WHEREFORE, the Court declares that the PSC has no authority to impose the cost of a merger feasibility study on the respondent utilities (and presumably their rate payers) by reference to the authority of KRS 278.255.

The PSC insists Judge Graham has turned a “blind eye to the nature of the proposed audits.” Further the PSC argues that because an audit under KRS 278.255 made prior to a merger investigation can be used in the subsequent investigation, the trial court has “elevated form over substance and made timing, not public policy, the key factor in an audit’s use.” We find no merit to these arguments. It is clear from the record that the audits at issue were ordered with an eye toward merger. That the PSC enlarged the focus of the audits so that rate payers would get some benefit in case merger was found not feasible, does not alter the “nature” of the audits as being ones for use as part of a merger study under KRS Chapter 74. Too, while it is true that an audit properly conducted by the PSC under its regulatory function and authorized by KRS 278.255 could subsequently be used if merger was considered, such would merely be a fortuitous event for the PSC. Certainly this argument provides no legal rationale that all merger study audits should be paid for under the authority expressed in KRS 278.255.

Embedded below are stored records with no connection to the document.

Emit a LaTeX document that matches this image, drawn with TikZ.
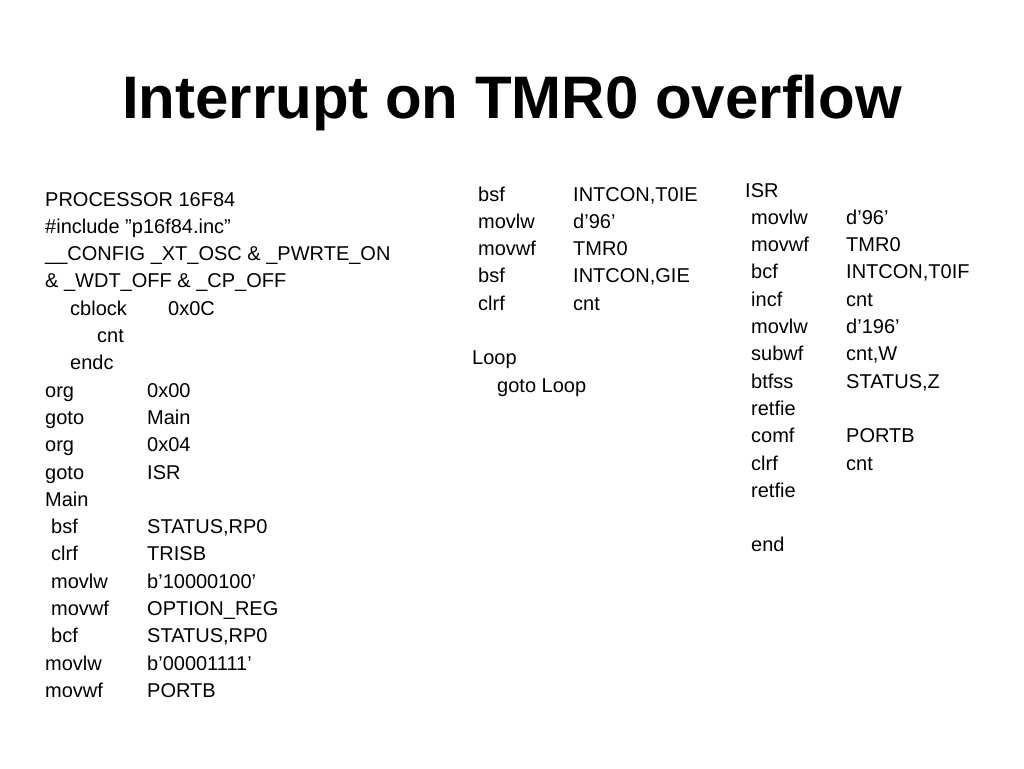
\documentclass[tikz,border=0pt]{standalone}
\usepackage{fontspec}
\setmainfont{Liberation Sans}
\begin{document}
\begin{tikzpicture}[x=1pt,y=-1pt,
  t/.style={anchor=base west,inner sep=0pt,font=\fontsize{20}{24}\selectfont},
  ttl/.style={anchor=base,inner sep=0pt,font=\bfseries\fontsize{60}{70}\selectfont}]
\useasboundingbox[fill=white] (0,0) rectangle (1024,768);
\node[ttl] (title) at (512,118) {Interrupt on TMR0 overflow};
% left column
\foreach \i/\a/\xa/\b in {
 0/PROCESSOR 16F84/45/,
 1/{\#include "p16f84.inc"}/45/,
 2/{\_\_CONFIG \_XT\_OSC \& \_PWRTE\_ON}/45/,
 3/{\& \_WDT\_OFF \& \_CP\_OFF}/45/,
 5/cnt/97/,
 6/endc/70/,
 7/org/45/0x00,
 8/goto/45/Main,
 9/org/45/0x04,
 10/goto/45/ISR,
 11/Main/45/,
 12/bsf/51/{STATUS,RP0},
 13/clrf/51/TRISB,
 14/movlw/51/b'10000100',
 15/movwf/51/OPTION\_REG,
 16/bcf/51/{STATUS,RP0},
 17/movlw/45/b’00001111’,
 18/movwf/45/PORTB}
{ \node[t] (l\i) at (\xa,{206+27.3*\i}) {\a};
  \node[t] (lb\i) at (147,{206+27.3*\i}) {\b}; }
\node[t] (l4) at (70,{206+27.3*4}) {cblock};
\node[t] (lb4) at (168,{206+27.3*4}) {0x0C};
% middle column
\foreach \i/\a/\b in {0/bsf/{INTCON,T0IE},1/movlw/d'96',2/movwf/TMR0,3/bsf/{INTCON,GIE},4/clrf/cnt}
{ \node[t] (m\i) at (478,{201+27.3*\i}) {\a};
  \node[t] (mb\i) at (573,{201+27.3*\i}) {\b}; }
\node[t] (loop) at (472,{201+27.3*6}) {Loop};
\node[t] (gl) at (497,{201+27.3*7}) {goto Loop};
% right column
\node[t] (isr) at (745,197) {ISR};
\foreach \i/\a/\b in {1/movlw/d'96',2/movwf/TMR0,3/bcf/{INTCON,T0IF},4/incf/cnt,5/movlw/d'196',6/subwf/{cnt,W},7/btfss/{STATUS,Z},8/retfie/,9/comf/PORTB,10/clrf/cnt,11/retfie/,13/end/}
{ \node[t] (r\i) at (751,{197+27.3*\i}) {\a};
  \node[t] (rb\i) at (846,{197+27.3*\i}) {\b}; }
\end{tikzpicture}
\end{document}
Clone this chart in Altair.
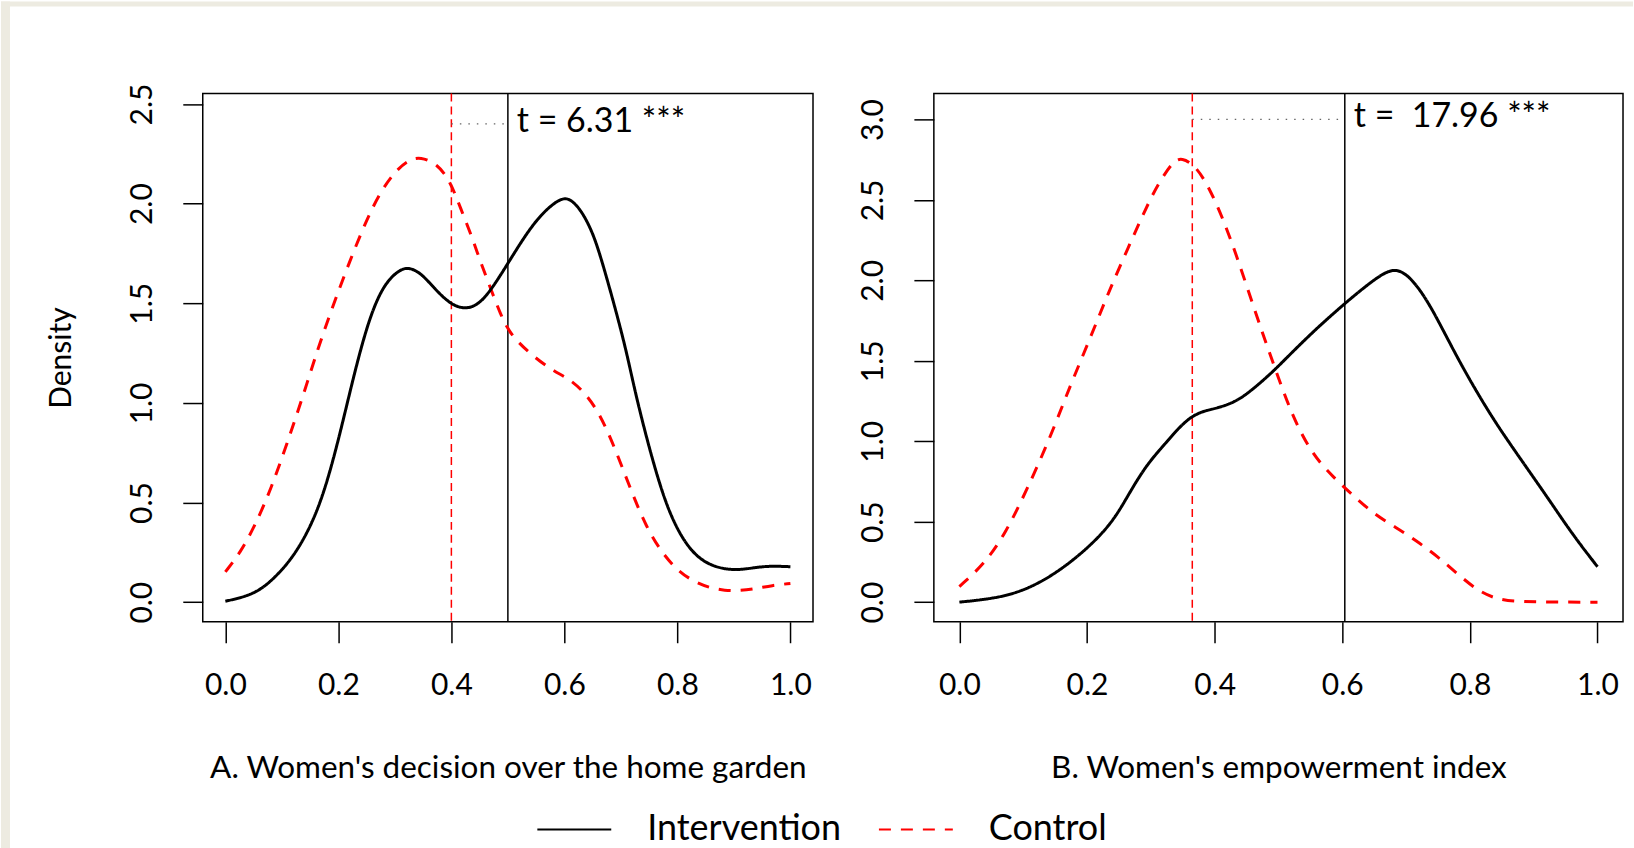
import altair as alt
import pandas as pd

# ---------------- data ----------------
groups = ["Intervention", "Control"]

# Panel A: Women's decision over the home garden
A_int_x = [0.0, 0.035, 0.063, 0.09, 0.118, 0.146, 0.173, 0.201, 0.229, 0.257, 0.284, 0.31, 0.324,
           0.345, 0.369, 0.398, 0.425, 0.448, 0.469, 0.499, 0.528, 0.558, 0.593, 0.611, 0.631, 0.652,
           0.67, 0.693, 0.711, 0.727, 0.755, 0.782, 0.81, 0.837, 0.865, 0.893, 0.92, 0.957, 1.0]
A_int_y = [0.005, 0.027, 0.063, 0.13, 0.22, 0.35, 0.53, 0.82, 1.16, 1.45, 1.61, 1.67, 1.68,
           1.655, 1.578, 1.494, 1.469, 1.494, 1.561, 1.695, 1.829, 1.946, 2.03, 2.025, 1.962, 1.845,
           1.678, 1.444, 1.244, 1.03, 0.72, 0.47, 0.31, 0.22, 0.178, 0.162, 0.165, 0.183, 0.178]
A_ctl_x = [0.0, 0.026, 0.053, 0.081, 0.109, 0.137, 0.164, 0.192, 0.22, 0.247, 0.275, 0.303, 0.325,
           0.345, 0.375, 0.398, 0.416, 0.437, 0.451, 0.469, 0.487, 0.504, 0.54, 0.58, 0.607, 0.635,
           0.662, 0.69, 0.718, 0.745, 0.773, 0.801, 0.828, 0.856, 0.884, 0.911, 0.939, 0.967, 1.0]
A_ctl_y = [0.152, 0.246, 0.387, 0.57, 0.795, 1.03, 1.275, 1.50, 1.71, 1.90, 2.064, 2.17, 2.22,
           2.235, 2.20, 2.113, 1.979, 1.829, 1.712, 1.578, 1.444, 1.344, 1.244, 1.16, 1.124, 1.056,
           0.95, 0.77, 0.56, 0.376, 0.246, 0.157, 0.105, 0.073, 0.058, 0.058, 0.068, 0.084, 0.094]
A_means = {"Intervention": 0.5, "Control": 0.4}
A_t_label = "t = 6.31 ***"
A_t_y = 2.4

# Panel B: Women's empowerment index
B_int_x = [0.0, 0.064, 0.113, 0.162, 0.211, 0.244, 0.268, 0.293, 0.317, 0.33, 0.348, 0.366, 0.385,
           0.403, 0.431, 0.455, 0.488, 0.507, 0.554, 0.604, 0.642, 0.674, 0.694, 0.715, 0.741, 0.783,
           0.83, 0.863, 0.895, 0.928, 0.961, 1.0]
B_int_y = [0.0, 0.026, 0.09, 0.207, 0.37, 0.52, 0.69, 0.85, 0.96, 1.02, 1.10, 1.16, 1.19,
           1.205, 1.241, 1.306, 1.42, 1.495, 1.681, 1.857, 1.981, 2.07, 2.06, 1.981, 1.826, 1.495,
           1.177, 0.983, 0.802, 0.614, 0.42, 0.22]
B_ctl_x = [0.0, 0.04, 0.073, 0.105, 0.142, 0.173, 0.205, 0.233, 0.264, 0.298, 0.317, 0.335, 0.348,
           0.371, 0.392, 0.413, 0.434, 0.455, 0.476, 0.491, 0.521, 0.553, 0.586, 0.618, 0.651, 0.684,
           0.716, 0.749, 0.781, 0.814, 0.846, 0.88, 0.94, 1.0]
B_ctl_y = [0.097, 0.24, 0.433, 0.692, 1.019, 1.34, 1.64, 1.919, 2.199, 2.499, 2.634, 2.737, 2.765,
           2.71, 2.571, 2.385, 2.158, 1.909, 1.661, 1.495, 1.16, 0.918, 0.776, 0.659, 0.543, 0.465,
           0.382, 0.285, 0.174, 0.065, 0.013, 0.002, 0.0, 0.0]
B_means = {"Intervention": 0.604, "Control": 0.365}
B_t_label = "t =\u00a0 17.96 ***"
B_t_y = 3.0

x_ticks = [0.0, 0.2, 0.4, 0.6, 0.8, 1.0]
A_y_ticks = [0.0, 0.5, 1.0, 1.5, 2.0, 2.5]
B_y_ticks = [0.0, 0.5, 1.0, 1.5, 2.0, 2.5, 3.0]
A_title = "A. Women's decision over the home garden"
B_title = "B. Women's empowerment index"

# ---------------- styling ----------------
FONT = "Lato"
BEIGE = "#EDEBE1"
X_DOMAIN = [-0.04, 1.04]
A_Y_DOMAIN = [-0.0982, 2.5532]
B_Y_DOMAIN = [-0.122, 3.162]
A_W, B_W, H = 611, 690, 529

color_scale = alt.Scale(domain=groups, range=["black", "#ff0000"])
dash_scale = alt.Scale(domain=groups, range=[[1, 0], [12, 10]])
legend = alt.Legend(orient="none", legendX=334, legendY=717, direction="horizontal",
                    title=None, symbolType="stroke", symbolSize=5476, symbolStrokeWidth=2,
                    clipHeight=40,
                    labelFontSize=36, labelFont=FONT, labelColor="black", labelOffset=35,
                    labelLimit=600, columnPadding=36, padding=0)


def lines_df(ix, iy, cx, cy):
    a = pd.DataFrame({"x": ix, "y": iy, "group": "Intervention"})
    b = pd.DataFrame({"x": cx, "y": cy, "group": "Control"})
    return pd.concat([b, a], ignore_index=True)


def panel(df, means, t_label, t_y, y_domain, y_ticks, title, width, y_title, first):
    xenc = alt.X("x:Q", scale=alt.Scale(domain=X_DOMAIN, nice=False, zero=False),
                 axis=alt.Axis(values=x_ticks, format=".1f", title=title, domain=False, grid=False,
                               tickSize=21, tickWidth=1.5, tickColor="black",
                               labelFont=FONT, labelFontSize=30, labelColor="black",
                               labelPadding=28, labelFlush=False, labelOverlap=False,
                               titleFont=FONT, titleFontSize=31.5, titleFontWeight="normal",
                               titleColor="black", titlePadding=52))
    yenc = alt.Y("y:Q", scale=alt.Scale(domain=y_domain, nice=False, zero=False),
                 axis=alt.Axis(values=y_ticks, format=".1f", title=y_title, domain=False, grid=False,
                               tickSize=20, tickWidth=1.5, tickColor="black",
                               labelFont=FONT, labelFontSize=30, labelColor="black",
                               labelAngle=270, labelAlign="center", labelBaseline="bottom",
                               labelPadding=25, labelFlush=False, labelOverlap=False,
                               titleFont=FONT, titleFontSize=30, titleFontWeight="normal",
                               titleColor="black", titlePadding=51))

    vline_int = alt.Chart(pd.DataFrame({"x": [means["Intervention"]]})).mark_rule(
        color="black", strokeWidth=1.5).encode(x=xenc)
    vline_ctl = alt.Chart(pd.DataFrame({"x": [means["Control"]]})).mark_rule(
        color="#ff0000", strokeWidth=1.5, strokeDash=[8, 5]).encode(x=xenc)
    dotted = alt.Chart(pd.DataFrame({"x": [means["Control"]], "x2": [means["Intervention"]],
                                     "y": [t_y]})).mark_rule(
        color="#666666", strokeWidth=1.3, strokeDash=[1.5, 7]).encode(
        x=xenc, x2="x2:Q", y=yenc)
    text = alt.Chart(pd.DataFrame({"x": [means["Intervention"]], "y": [t_y],
                                   "label": [t_label]})).mark_text(
        align="left", baseline="middle", dx=9, dy=-2, font=FONT, fontSize=34,
        color="black").encode(x=xenc, y=yenc, text="label:N")
    curves = alt.Chart(df).mark_line(strokeWidth=3, interpolate="basis").encode(
        x=xenc, y=yenc,
        color=alt.Color("group:N", scale=color_scale, legend=legend),
        strokeDash=alt.StrokeDash("group:N", scale=dash_scale, legend=legend),
        detail="group:N",
    )
    layers = []
    if first:
        # beige page frame (left and top strips) of the original figure
        frame = alt.Data(values=[{}])
        left = alt.Chart(frame).mark_rect(color=BEIGE).encode(
            x=alt.value(-202), x2=alt.value(-193), y=alt.value(-92), y2=alt.value(756))
        top = alt.Chart(frame).mark_rect(color=BEIGE).encode(
            x=alt.value(-202), x2=alt.value(1432), y=alt.value(-92), y2=alt.value(-87))
        layers += [left, top]
    layers += [vline_ctl, vline_int, dotted, text, curves]
    return alt.layer(*layers).properties(width=width, height=H)


A = panel(lines_df(A_int_x, A_int_y, A_ctl_x, A_ctl_y), A_means, A_t_label, A_t_y,
          A_Y_DOMAIN, A_y_ticks, A_title, A_W, "Density", True)
B = panel(lines_df(B_int_x, B_int_y, B_ctl_x, B_ctl_y), B_means, B_t_label, B_t_y,
          B_Y_DOMAIN, B_y_ticks, B_title, B_W, None, False)

chart = alt.hconcat(A, B, spacing=121, bounds="flush").resolve_scale(
    x="independent", y="independent", color="shared", strokeDash="shared"
).properties(padding=0).configure(
    background="white", font=FONT
).configure_view(stroke="black", strokeWidth=1.5)

chart.save("out.html", embed_options={"renderer": "svg", "actions": False})
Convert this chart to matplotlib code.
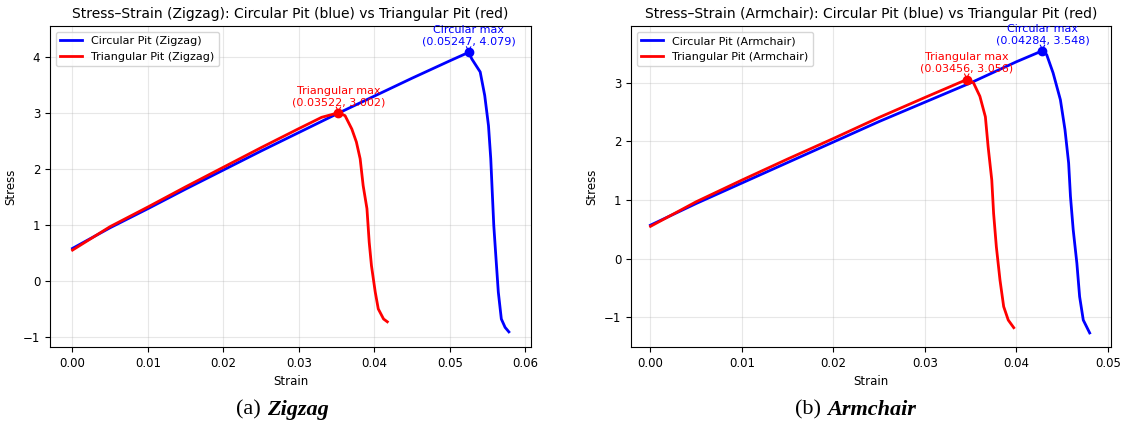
import matplotlib
matplotlib.use("Agg")
import matplotlib.pyplot as plt

# Zigzag curves
zz_circ_strain = [0, 0.005, 0.01, 0.015, 0.02, 0.025, 0.03, 0.035, 0.04, 0.045, 0.05, 0.05247,
                  0.0529, 0.054, 0.0546, 0.0551, 0.0554, 0.0556, 0.0558, 0.0561, 0.0564, 0.0568, 0.0573, 0.0578]
zz_circ_stress = [0.58, 0.95, 1.29, 1.64, 1.98, 2.32, 2.65, 2.98, 3.30, 3.62, 3.93, 4.079,
                  3.96, 3.73, 3.31, 2.77, 2.18, 1.58, 0.99, 0.39, -0.20, -0.68, -0.83, -0.91]
zz_tri_strain = [0, 0.005, 0.01, 0.015, 0.02, 0.025, 0.03, 0.033, 0.03522, 0.0361, 0.037, 0.0376,
                 0.0381, 0.0385, 0.039, 0.0393, 0.0396, 0.0401, 0.0405, 0.0412, 0.0417]
zz_tri_stress = [0.55, 0.97, 1.32, 1.68, 2.03, 2.38, 2.72, 2.92, 3.002, 2.95, 2.71, 2.48,
                 2.18, 1.70, 1.29, 0.69, 0.27, -0.20, -0.50, -0.68, -0.73]

# Armchair curves
ac_circ_strain = [0, 0.005, 0.01, 0.015, 0.02, 0.025, 0.03, 0.035, 0.04, 0.04284, 0.0433, 0.044,
                  0.0448, 0.0453, 0.0457, 0.0459, 0.0462, 0.0466, 0.0469, 0.0473, 0.0480]
ac_circ_stress = [0.57, 0.94, 1.29, 1.64, 1.99, 2.34, 2.67, 3.0, 3.36, 3.548, 3.48, 3.17,
                  2.71, 2.20, 1.63, 1.06, 0.49, -0.08, -0.65, -1.05, -1.27]
ac_tri_strain = [0, 0.005, 0.01, 0.015, 0.02, 0.025, 0.03, 0.03456, 0.0353, 0.036, 0.0366, 0.0369,
                 0.0373, 0.0375, 0.0378, 0.0382, 0.0386, 0.0391, 0.0397]
ac_tri_stress = [0.55, 0.97, 1.34, 1.70, 2.05, 2.41, 2.75, 3.056, 3.0, 2.77, 2.42, 1.91,
                 1.34, 0.77, 0.20, -0.37, -0.82, -1.05, -1.18]

panels = [
    ("Zigzag", zz_circ_strain, zz_circ_stress, zz_tri_strain, zz_tri_stress,
     (-0.00298, 0.06073), (-1.18, 4.55), [0, 0.01, 0.02, 0.03, 0.04, 0.05, 0.06], [-1, 0, 1, 2, 3, 4]),
    ("Armchair", ac_circ_strain, ac_circ_stress, ac_tri_strain, ac_tri_stress,
     (-0.00213, 0.05033), (-1.51, 3.97), [0, 0.01, 0.02, 0.03, 0.04, 0.05], [-1, 0, 1, 2, 3]),
]
captions = [("(a)", "Zigzag", 261, 267), ("(b)", "Armchair", 821, 827)]

W, H = 1121, 426
fig = plt.figure(figsize=(W / 100, H / 100), dpi=100)
boxes = [(50, 531), (631, 1111)]

for (name, cx, cy, tx, ty, xl, yl, xt, yt), (x0, x1) in zip(panels, boxes):
    ax = fig.add_axes([x0 / W, (H - 347) / H, (x1 - x0) / W, (347 - 26) / H])
    ax.plot(cx, cy, color="blue", lw=2, label=f"Circular Pit ({name})")
    ax.plot(tx, ty, color="red", lw=2, label=f"Triangular Pit ({name})")
    for xs, ys, col, lab in [(cx, cy, "blue", "Circular max"), (tx, ty, "red", "Triangular max")]:
        i = ys.index(max(ys))
        ax.plot(xs[i], ys[i], "o", color=col, ms=6)
        ax.annotate(f"{lab}\n({xs[i]:.5f}, {ys[i]:.3f})", xy=(xs[i], ys[i]), xytext=(0, 4),
                    textcoords="offset points", ha="center", va="bottom", color=col, fontsize=8,
                    arrowprops=dict(arrowstyle="->", color=col, lw=0.8))
    ax.set_xlim(*xl)
    ax.set_ylim(*yl)
    ax.set_xticks(xt)
    ax.set_yticks(yt)
    ax.tick_params(labelsize=8.5)
    ax.grid(True, alpha=0.3)
    ax.set_xlabel("Strain", fontsize=8.5)
    ax.set_ylabel("Stress", fontsize=8.5)
    ax.set_title(f"Stress\u2013Strain ({name}): Circular Pit (blue) vs Triangular Pit (red)", fontsize=10)
    ax.legend(loc="upper left", fontsize=8)

for lab, name, xa, xb in captions:
    fig.text(xa / W, 1 - 410 / H, lab, ha="right", va="center", fontsize=16, family="Liberation Serif")
    fig.text(xb / W, 1 - 410 / H, name, ha="left", va="center", fontsize=16, family="Liberation Serif",
             style="italic", weight="bold")

fig.savefig("out.png", dpi=100)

Finally, the PSC argues the trial court “failed to grasp that the usefulness of any audit in a merger investigation depends in large measure on the particular circumstances of the water districts to be investigated.” This criticism is a result of the trial court’s reasoning that the legislation in KRS 74.361 was enacted long before KRS 278.255, that merger investigations were carried out and paid for by the PSC before the enactment of KRS 278.255, and thus the PSC’s rebanee on the later statute to shift the cost of the merger study/management audit to the utilities is legally untenable. It really does not matter whether the trial court “grasped the usefulness” of the studies for, as stated earlier, no one questions their importance to the PSC. What the trial court did grasp was (1) that the legislature did not mention mergers or merger feasibility studies, or reference KRS 74.361 anywhere in KRS 278.255, (2) KRS 74.361 does not give the PSC any authority to charge the utilities for the studies *299and (3) that the PSC may make any studies or seek any counsel it chooses in studying merger issues which it must pay for from its own budget.

Accordingly, the judgment of the Franklin Circuit Court is affirmed.

All concur.

. The City of Newport is the principal water supplier for Campbell County Water District. The City of Florence is a wholesale purchaser of water from the Kenton Water District. Neither city filed a brief in this Court. The Attorney General, who represents the interests of consumers before regulatory agencies under KRS 367.-150, has filed a brief in support of the judgment.

. KRS 74.361(1) provides: “The general assembly of the Commonwealth of Kentucky determines as a legislative finding of fact that reduction of the number of operating water districts in the Commonwealth will be in the public interest, in that mergers of such districts will tend to eliminate wasteful duplication of costs and efforts, result in a sounder and more businesslike degree of management, and ultimately result in greater economies, less cost, and a higher degree of service to the general public; and that the public policy favors the merger of water districts wherever feasible.”

.The appellees/utilities suggest such studies should be called "evaluations," not "audits,” but do not challenge the PSC’s right to conduct a management audit under KRS 74.361(1), set out in n. 1 above.

. This statute was originally enacted in 1972.